- **SHORT TASK**: Only the lines from the one containing "Output the component" through the one containing "['3.46', '3.50', '3.78', '4.00', '4.24', '4.46'];" should be output, both ends included and exactly as they appear, minus any pictures.

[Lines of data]

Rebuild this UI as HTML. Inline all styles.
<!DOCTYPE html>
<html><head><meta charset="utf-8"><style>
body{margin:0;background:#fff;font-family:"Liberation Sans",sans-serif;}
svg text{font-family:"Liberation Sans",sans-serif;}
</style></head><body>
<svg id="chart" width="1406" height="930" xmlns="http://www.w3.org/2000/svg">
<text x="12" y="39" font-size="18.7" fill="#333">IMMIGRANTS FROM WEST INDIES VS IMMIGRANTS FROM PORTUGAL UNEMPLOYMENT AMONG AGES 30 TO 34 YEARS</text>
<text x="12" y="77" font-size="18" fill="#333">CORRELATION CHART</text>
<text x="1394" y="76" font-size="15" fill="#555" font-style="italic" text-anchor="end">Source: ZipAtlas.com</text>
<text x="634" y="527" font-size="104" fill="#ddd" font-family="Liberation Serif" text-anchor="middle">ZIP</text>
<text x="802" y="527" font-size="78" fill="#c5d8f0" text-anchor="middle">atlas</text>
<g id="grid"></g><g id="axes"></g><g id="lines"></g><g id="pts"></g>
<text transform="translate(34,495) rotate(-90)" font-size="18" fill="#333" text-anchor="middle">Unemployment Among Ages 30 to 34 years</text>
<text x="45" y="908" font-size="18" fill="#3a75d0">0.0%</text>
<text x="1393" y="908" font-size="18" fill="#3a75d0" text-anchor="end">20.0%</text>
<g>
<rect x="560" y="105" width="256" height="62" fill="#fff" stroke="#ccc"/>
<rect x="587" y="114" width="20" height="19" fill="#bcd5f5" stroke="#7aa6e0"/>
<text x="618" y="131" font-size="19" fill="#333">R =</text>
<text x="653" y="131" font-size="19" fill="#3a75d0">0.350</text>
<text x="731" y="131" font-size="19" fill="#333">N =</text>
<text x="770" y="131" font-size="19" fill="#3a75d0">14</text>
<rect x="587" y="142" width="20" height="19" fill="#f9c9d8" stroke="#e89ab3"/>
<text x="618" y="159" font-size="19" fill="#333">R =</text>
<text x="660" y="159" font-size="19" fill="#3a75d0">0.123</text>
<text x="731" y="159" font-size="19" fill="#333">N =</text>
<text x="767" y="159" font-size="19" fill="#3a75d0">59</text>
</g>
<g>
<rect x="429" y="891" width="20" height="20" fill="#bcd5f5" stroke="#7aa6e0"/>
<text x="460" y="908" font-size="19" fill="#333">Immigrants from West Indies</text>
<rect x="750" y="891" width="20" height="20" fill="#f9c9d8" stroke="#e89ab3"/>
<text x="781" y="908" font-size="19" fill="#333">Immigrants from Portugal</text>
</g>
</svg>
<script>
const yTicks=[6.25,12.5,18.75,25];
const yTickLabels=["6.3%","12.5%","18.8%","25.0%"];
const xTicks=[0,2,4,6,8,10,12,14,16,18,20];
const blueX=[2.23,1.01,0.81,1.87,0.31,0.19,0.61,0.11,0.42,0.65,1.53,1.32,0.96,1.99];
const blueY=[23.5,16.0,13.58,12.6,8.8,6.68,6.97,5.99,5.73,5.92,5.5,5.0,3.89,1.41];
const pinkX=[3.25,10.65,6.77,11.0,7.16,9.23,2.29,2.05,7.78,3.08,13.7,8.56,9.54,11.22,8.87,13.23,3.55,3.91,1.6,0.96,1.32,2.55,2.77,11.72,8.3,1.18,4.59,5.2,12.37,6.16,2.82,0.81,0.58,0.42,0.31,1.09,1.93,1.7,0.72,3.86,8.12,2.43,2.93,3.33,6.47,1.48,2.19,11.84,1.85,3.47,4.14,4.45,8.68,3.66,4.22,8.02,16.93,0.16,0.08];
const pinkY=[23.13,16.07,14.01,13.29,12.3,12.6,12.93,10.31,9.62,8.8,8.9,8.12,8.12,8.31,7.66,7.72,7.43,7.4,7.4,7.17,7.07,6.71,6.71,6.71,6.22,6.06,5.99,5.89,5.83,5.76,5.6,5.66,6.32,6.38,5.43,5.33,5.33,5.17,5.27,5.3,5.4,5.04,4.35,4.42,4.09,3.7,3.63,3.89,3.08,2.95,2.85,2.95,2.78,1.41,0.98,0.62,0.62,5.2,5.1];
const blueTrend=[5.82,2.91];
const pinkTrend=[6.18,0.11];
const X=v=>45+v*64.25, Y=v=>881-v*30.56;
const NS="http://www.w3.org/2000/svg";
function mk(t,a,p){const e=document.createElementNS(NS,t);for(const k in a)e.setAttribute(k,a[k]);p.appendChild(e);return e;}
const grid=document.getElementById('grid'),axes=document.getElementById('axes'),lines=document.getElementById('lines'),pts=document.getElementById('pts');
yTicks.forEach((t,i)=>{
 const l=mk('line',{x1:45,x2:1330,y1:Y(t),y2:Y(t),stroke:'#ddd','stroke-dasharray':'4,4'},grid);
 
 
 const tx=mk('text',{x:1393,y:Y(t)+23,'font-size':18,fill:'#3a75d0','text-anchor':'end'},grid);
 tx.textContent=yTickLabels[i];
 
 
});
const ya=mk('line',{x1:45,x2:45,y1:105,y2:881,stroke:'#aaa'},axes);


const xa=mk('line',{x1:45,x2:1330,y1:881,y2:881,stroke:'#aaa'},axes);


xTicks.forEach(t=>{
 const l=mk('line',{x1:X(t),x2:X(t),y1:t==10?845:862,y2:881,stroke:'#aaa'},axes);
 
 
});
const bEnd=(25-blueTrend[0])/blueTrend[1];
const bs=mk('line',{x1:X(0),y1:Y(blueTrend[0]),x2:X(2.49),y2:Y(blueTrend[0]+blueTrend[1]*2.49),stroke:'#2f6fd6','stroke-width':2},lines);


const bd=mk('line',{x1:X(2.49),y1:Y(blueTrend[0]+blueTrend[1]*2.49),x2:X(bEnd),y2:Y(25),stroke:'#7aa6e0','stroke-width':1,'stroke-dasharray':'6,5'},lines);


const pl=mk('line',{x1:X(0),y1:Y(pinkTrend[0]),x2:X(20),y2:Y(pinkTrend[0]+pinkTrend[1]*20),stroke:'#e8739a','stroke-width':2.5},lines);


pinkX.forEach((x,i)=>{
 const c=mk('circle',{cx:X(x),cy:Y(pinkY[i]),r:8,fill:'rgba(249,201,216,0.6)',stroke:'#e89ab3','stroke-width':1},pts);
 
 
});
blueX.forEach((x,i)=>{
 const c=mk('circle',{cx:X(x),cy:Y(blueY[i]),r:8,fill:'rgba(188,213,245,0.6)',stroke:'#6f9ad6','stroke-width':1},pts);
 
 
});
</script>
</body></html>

==

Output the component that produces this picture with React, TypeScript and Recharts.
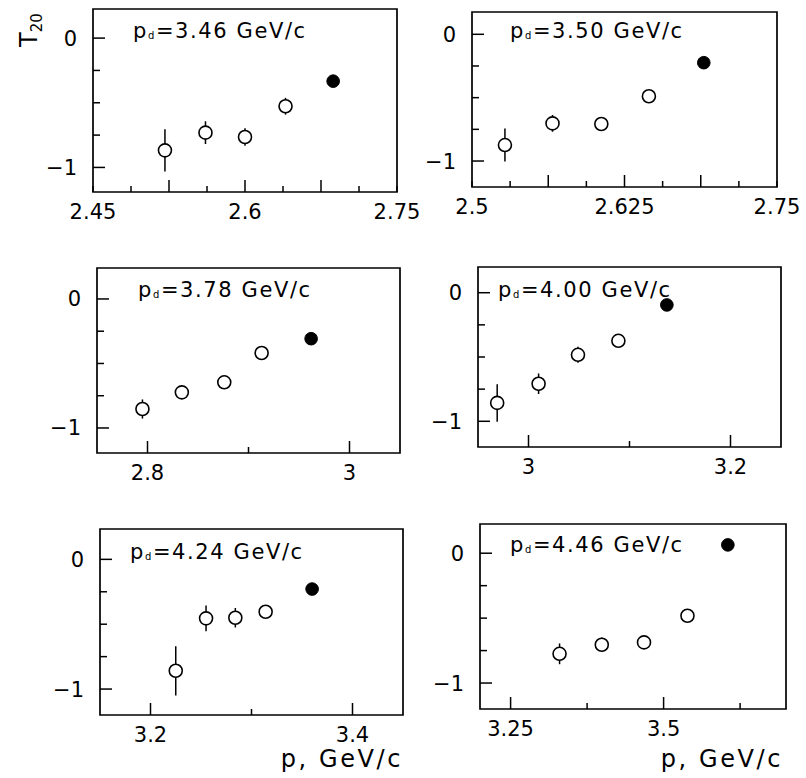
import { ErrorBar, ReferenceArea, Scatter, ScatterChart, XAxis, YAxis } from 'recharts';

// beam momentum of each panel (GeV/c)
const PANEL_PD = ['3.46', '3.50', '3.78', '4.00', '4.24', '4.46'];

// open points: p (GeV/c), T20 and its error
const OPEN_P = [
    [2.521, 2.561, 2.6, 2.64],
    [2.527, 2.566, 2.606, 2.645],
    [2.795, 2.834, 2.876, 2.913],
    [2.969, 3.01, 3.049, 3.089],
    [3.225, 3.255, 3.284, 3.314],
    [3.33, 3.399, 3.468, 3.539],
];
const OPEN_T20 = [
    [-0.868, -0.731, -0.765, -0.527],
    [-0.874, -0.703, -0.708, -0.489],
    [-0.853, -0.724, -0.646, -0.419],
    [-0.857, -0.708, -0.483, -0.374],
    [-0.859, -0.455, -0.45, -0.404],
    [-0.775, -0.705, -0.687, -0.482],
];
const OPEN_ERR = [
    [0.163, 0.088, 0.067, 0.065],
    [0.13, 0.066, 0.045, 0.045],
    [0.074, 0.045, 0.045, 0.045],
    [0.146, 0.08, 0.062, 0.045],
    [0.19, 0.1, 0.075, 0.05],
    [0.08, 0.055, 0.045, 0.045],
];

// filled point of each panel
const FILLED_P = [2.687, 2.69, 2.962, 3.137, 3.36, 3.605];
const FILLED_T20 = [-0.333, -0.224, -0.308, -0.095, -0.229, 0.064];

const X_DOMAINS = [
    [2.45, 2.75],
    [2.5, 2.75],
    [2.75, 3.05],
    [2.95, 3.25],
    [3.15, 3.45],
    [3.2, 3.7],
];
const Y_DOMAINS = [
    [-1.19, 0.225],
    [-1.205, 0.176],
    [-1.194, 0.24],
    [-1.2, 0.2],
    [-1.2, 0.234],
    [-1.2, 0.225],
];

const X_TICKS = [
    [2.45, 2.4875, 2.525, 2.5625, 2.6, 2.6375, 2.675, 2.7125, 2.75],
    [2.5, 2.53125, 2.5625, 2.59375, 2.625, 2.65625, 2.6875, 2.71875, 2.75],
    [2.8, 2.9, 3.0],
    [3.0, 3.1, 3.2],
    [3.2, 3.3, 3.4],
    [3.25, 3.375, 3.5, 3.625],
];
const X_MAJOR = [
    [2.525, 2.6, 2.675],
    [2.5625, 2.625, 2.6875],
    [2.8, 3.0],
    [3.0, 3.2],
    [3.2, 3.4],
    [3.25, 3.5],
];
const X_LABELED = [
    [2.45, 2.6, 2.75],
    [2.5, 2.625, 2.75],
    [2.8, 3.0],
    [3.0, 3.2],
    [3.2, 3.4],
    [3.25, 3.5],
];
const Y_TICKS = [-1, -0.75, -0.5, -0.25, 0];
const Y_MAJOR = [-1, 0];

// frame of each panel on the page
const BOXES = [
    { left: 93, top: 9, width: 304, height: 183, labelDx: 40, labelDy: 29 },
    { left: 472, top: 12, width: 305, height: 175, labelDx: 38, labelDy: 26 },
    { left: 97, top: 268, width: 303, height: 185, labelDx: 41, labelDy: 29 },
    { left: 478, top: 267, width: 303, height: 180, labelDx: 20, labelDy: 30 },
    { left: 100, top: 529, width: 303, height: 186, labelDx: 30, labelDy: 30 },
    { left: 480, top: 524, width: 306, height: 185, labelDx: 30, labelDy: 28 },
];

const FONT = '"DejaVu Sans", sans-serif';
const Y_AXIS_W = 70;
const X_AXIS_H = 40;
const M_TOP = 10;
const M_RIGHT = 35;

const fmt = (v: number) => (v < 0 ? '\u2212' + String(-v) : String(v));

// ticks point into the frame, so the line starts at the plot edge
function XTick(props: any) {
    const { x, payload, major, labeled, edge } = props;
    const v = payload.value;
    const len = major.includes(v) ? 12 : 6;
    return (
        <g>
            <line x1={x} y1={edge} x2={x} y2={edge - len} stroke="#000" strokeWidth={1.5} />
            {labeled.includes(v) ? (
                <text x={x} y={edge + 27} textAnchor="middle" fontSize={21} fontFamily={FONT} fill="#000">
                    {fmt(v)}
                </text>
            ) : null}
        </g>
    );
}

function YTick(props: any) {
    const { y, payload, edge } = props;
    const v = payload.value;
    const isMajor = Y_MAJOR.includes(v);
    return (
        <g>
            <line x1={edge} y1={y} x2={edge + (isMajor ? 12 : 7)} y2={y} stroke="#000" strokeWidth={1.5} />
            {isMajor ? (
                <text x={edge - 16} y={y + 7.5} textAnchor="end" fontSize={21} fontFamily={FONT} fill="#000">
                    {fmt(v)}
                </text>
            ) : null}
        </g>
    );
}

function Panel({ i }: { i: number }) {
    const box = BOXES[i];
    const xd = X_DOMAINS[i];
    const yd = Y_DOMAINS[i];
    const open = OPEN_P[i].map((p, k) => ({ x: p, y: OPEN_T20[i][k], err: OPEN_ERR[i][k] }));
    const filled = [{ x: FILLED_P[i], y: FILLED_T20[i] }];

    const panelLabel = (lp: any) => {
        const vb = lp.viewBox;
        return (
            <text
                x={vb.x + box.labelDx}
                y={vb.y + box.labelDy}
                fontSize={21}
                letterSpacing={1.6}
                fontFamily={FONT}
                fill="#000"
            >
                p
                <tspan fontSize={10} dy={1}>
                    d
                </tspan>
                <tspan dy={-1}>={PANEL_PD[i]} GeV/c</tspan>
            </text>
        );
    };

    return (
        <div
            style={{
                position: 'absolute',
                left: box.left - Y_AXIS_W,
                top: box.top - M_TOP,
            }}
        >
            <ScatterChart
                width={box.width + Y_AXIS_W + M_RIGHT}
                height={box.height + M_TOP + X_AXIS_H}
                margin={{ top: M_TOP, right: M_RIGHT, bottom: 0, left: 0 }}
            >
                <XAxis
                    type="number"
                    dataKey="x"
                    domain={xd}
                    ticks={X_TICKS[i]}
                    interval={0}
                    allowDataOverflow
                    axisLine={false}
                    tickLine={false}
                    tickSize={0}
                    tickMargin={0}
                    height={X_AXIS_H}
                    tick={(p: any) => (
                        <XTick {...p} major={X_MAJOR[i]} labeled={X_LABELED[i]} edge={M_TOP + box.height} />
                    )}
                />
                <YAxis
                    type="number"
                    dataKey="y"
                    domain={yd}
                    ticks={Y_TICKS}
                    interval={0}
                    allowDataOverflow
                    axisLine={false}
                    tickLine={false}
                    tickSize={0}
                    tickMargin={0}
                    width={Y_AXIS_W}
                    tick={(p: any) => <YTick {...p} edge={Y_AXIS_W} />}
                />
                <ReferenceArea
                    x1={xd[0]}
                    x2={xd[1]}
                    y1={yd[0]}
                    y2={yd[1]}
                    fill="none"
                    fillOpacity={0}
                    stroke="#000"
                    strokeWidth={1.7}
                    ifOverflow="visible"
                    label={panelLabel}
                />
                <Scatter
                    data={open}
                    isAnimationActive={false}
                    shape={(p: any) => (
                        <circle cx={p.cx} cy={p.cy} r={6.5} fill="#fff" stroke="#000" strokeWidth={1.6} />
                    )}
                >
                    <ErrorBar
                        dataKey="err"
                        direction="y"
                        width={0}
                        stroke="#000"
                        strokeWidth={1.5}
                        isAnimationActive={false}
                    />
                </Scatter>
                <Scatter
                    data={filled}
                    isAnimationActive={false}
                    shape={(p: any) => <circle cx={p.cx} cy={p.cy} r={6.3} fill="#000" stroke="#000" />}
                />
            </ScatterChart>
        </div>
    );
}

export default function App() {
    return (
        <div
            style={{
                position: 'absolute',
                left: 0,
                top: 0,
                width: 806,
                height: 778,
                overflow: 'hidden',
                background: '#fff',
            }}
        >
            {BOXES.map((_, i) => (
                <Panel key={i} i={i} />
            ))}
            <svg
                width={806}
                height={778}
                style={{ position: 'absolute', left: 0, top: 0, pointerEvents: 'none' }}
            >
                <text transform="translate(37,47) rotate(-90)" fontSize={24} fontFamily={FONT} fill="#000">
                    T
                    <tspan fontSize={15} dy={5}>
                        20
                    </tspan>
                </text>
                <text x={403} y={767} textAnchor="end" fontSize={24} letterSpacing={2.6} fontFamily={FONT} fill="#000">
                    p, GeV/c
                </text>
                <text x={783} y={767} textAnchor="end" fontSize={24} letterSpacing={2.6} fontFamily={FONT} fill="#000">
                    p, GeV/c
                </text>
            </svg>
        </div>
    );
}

- **SOLUTION FOR THIS EXERCISE**:
Output the component that produces this picture with React, TypeScript and Recharts.
import { ErrorBar, ReferenceArea, Scatter, ScatterChart, XAxis, YAxis } from 'recharts';

// beam momentum of each panel (GeV/c)
const PANEL_PD = ['3.46', '3.50', '3.78', '4.00', '4.24', '4.46'];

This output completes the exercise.